3E/3.5 may have a lot of mods, sure. But I've found they're more regularly and readily understandable than in any previous incarnation of the game.

Oh, yes! Weapon vs. armor, now that was a table! Or, just go back to old school rolemaster, where every weapon had an entire damage chart for use against 20 different armor types. Ahhhh...chartmaster. Those were the days!

In simplicity, not an improvement over 2nd edition. There is real beauty in the complexity, however, and 3rd Ed helped to really illustrate some innovative ways to combine "effects" into broad "conditions" such as concealment and cover.

For 4th edition, I hope the designers continue in that direction and recognize how much simpler and more elegant the game can become by continuing to work in that direction.
 

ashockney said:
Or, just go back to old school rolemaster, where every weapon had an entire damage chart for use against 20 different armor types. Ahhhh...chartmaster. Those were the days!

My group has decided that they want to switch back to rolemaster for fantasy.
 

I don't have much problem with simple environment modifiers. I do, however, have a problem with the incredibly complex assortment of modifiers from spells, magic items and class abilities which create a math problem out of every attack, saving throw, etc. This is especially the case with things that are temporary, like spells that run out part way through a fight. I think something has to be done to simplify things. Spell durations should be "one combat" instead of rounds/level, for example (the rules already do that for exhaustion after a barbarian's rage, for instance, so why not spells). There should be fewer modifier types or else a limit on the number of buff spells that can affect someone at a time.
 

Lanefan said:
Then add in what Bull's Strength might add (variable), area effect assist spells (prayer, bard song, etc.), and so on...then change it all next session when you pick up a different weapon. Yikes!

Strange that I never have problems with this.

First of all the animal buff spells are useless. They're enhancement bonuses. No one uses them.

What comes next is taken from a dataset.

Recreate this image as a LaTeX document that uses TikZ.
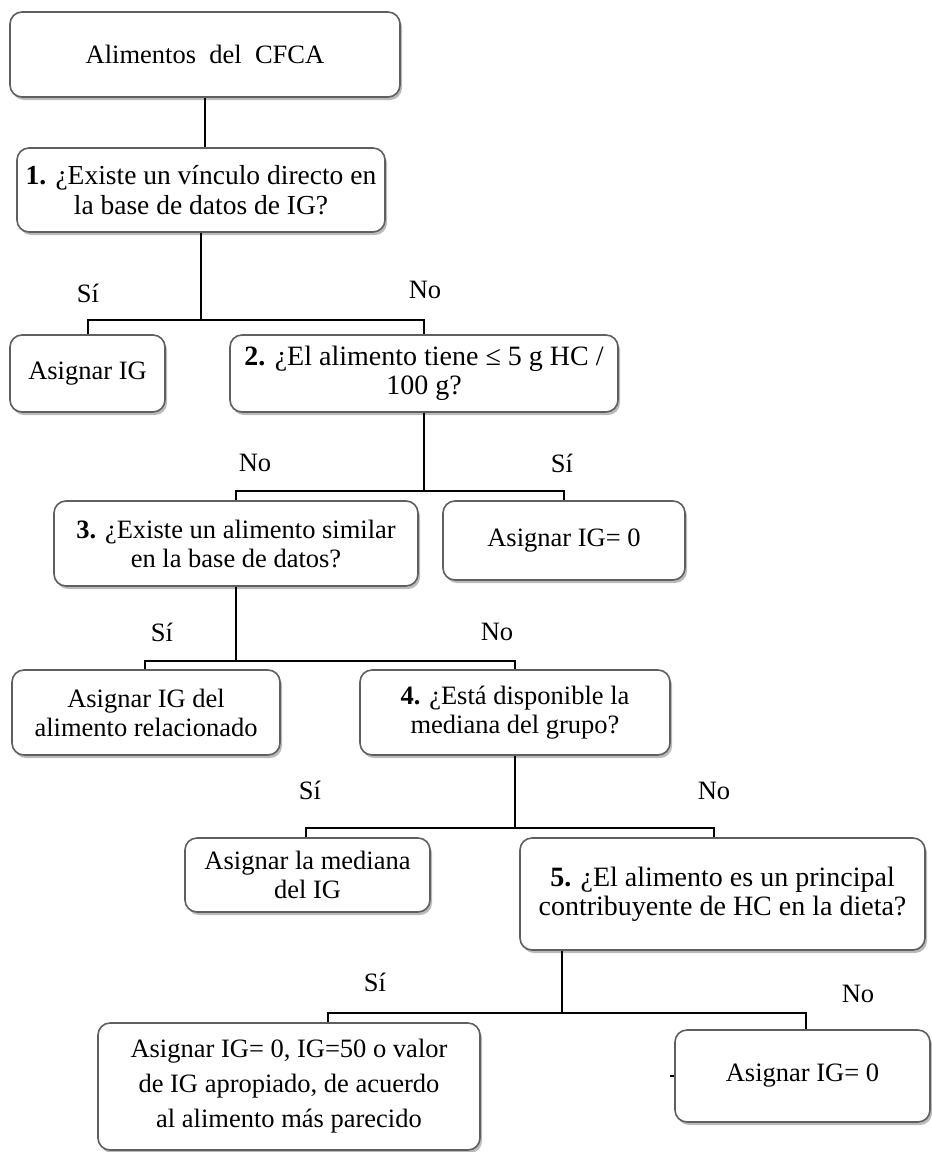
\documentclass[tikz,border=0pt]{standalone}
\usepackage{fontspec}
\setmainfont{Liberation Serif}
\usetikzlibrary{shadows}
\definecolor{bordecaja}{RGB}{95,95,95}

\begin{document}
\begin{tikzpicture}[x=1pt,y=-1pt,
  every node/.style={font=\fontsize{26.5}{29}\selectfont},
  caja/.style={draw=bordecaja,line width=1.6pt,rounded corners=12pt,
    fill=white,align=center,inner sep=2pt,
    drop shadow={shadow xshift=2pt,shadow yshift=-3pt,opacity=0.45,
      fill=black!60}},
  linea/.style={black,line width=1.8pt}]
\useasboundingbox (0,0) rectangle (932,1152);
% cajas
\node[caja,minimum width=390pt,minimum height=85pt] (nA) at (205,54.5)
  {Alimentos\ \ del\ \ CFCA};
\node[caja,minimum width=368pt,minimum height=84pt,
  font=\fontsize{27.5}{30}\selectfont] (n1) at (201,190)
  {\textbf{1.} ¿Existe un vínculo directo en\\ la base de datos de IG?};
\node[caja,minimum width=155pt,minimum height=77pt] (nS1) at (87.5,373.5)
  {Asignar IG};
\node[caja,minimum width=388pt,minimum height=77pt,
  font=\fontsize{28}{29}\selectfont] (n2) at (424,373.5)
  {\textbf{2.} ¿El alimento tiene ≤ 5 g HC /\\ 100 g?};
\node[caja,minimum width=364pt,minimum height=85pt] (n3) at (236,543.5)
  {\textbf{3.} ¿Existe un alimento similar\\ en la base de datos?};
\node[caja,minimum width=242pt,minimum height=79pt] (nS2) at (564,540.5)
  {Asignar IG= 0};
\node[caja,minimum width=268pt,minimum height=85pt] (nS3) at (146,712.5)
  {Asignar IG del\\ alimento relacionado};
\node[caja,minimum width=310pt,minimum height=85pt] (n4) at (515,712.5)
  {\textbf{4.} ¿Está disponible la\\ mediana del grupo?};
\node[caja,minimum width=245pt,minimum height=74pt] (nS4) at (307.5,875)
  {Asignar la mediana\\ del IG};
\node[caja,minimum width=405pt,minimum height=112pt,
  font=\fontsize{28}{29}\selectfont] (n5) at (722.5,894)
  {\textbf{5.} ¿El alimento es un principal\\ contribuyente de HC en la dieta?};
\node[caja,minimum width=382pt,minimum height=127pt,
  font=\fontsize{26.5}{35}\selectfont] (nS5) at (289,1086.5)
  {Asignar IG= 0, IG=50 o valor\\ de IG apropiado, de acuerdo\\ al alimento más parecido};
\node[caja,minimum width=255pt,minimum height=92pt] (nN5) at (802.5,1076)
  {Asignar IG= 0};
% barras
\coordinate (b1l) at (88,320); \coordinate (b1r) at (424,320);
\coordinate (b2l) at (236,491); \coordinate (b2r) at (564,491);
\coordinate (b3l) at (145,661); \coordinate (b3r) at (515,661);
\coordinate (b4l) at (306,828); \coordinate (b4r) at (714,828);
\coordinate (b5l) at (328,1013); \coordinate (b5r) at (806,1013);
\coordinate (b5m) at (562,1013);
% conectores
\draw[linea] (nA.south) -- (nA.south |- n1.north);
\draw[linea] (n1.south) -- (n1.south |- b1l);
\draw[linea] (b1l |- nS1.north) -- (b1l) -- (b1r) -- (b1r |- n2.north);
\draw[linea] (n2.south) -- (n2.south |- b2l);
\draw[linea] (b2l |- n3.north) -- (b2l) -- (b2r) -- (b2r |- nS2.north);
\draw[linea] (n3.south) -- (n3.south |- b3l);
\draw[linea] (b3l |- nS3.north) -- (b3l) -- (b3r) -- (b3r |- n4.north);
\draw[linea] (n4.south) -- (n4.south |- b4l);
\draw[linea] (b4l |- nS4.north) -- (b4l) -- (b4r) -- (b4r |- n5.north);
\draw[linea] (b5m |- n5.south) -- (b5m);
\draw[linea] (b5l |- nS5.north) -- (b5l) -- (b5r) -- (b5r |- nN5.north);
\draw[line width=1.2pt] (nN5.west) -- ++(-4,0);
% etiquetas
\node (eS1) at (88,293) {Sí};   \node (eN1) at (425,290) {No};
\node (eN2) at (255,463) {No};  \node (eS2) at (562,463) {Sí};
\node (eS3) at (162,632) {Sí};  \node (eN3) at (497,632) {No};
\node (eS4) at (310,790) {Sí};  \node (eN4) at (714,791) {No};
\node (eS5) at (375,982) {Sí};  \node (eN5) at (858,994) {No};
\end{tikzpicture}
\end{document}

Then stuff like prayer? Aid? Bless? Rarely cast, however that's what the other sheet of paper is for, the one that you record current hp, nonlethal damage, and things like that.

What you do is simply make a column, then put whatever affects are on you. So, lets say you do have a bless effect on you. What you do is write down +1 attack in that column. When the duration runs out (which the caster is tracking), you cross it out. When you decide to attack, you read off everything on that list and add it.

Perhaps the problem is that people are trying to remember these things themselves, with pure memory? That's what scratch paper is for! Somebody casts enfeeblement on you? Write it down, when the DM tells you its gone, scratch it out. And don't write down -3 Str if you have it cast on you. Write -2 attack -2 dmg down instead. Work in modifiers that mean something.

And, when he gets a new weapon, that can be handled between sessions easily by the Player. Never been a problem, and this is an NPC, not a PC, so I'm doing this as a DM with no problems.

So, careful planning with common strategies and scratch paper, and it works quite well.

The hardest part isn't keeping track of the modifiers for us, its having the spell effects readily available, which we're working on by keeping spell cards. I actually bought those in 2E and making some in 3E can really speed up things a lot. Looking up spells (since we don't have nearly all of them on cards) is probably the most time consuming aspect of high level play IMO.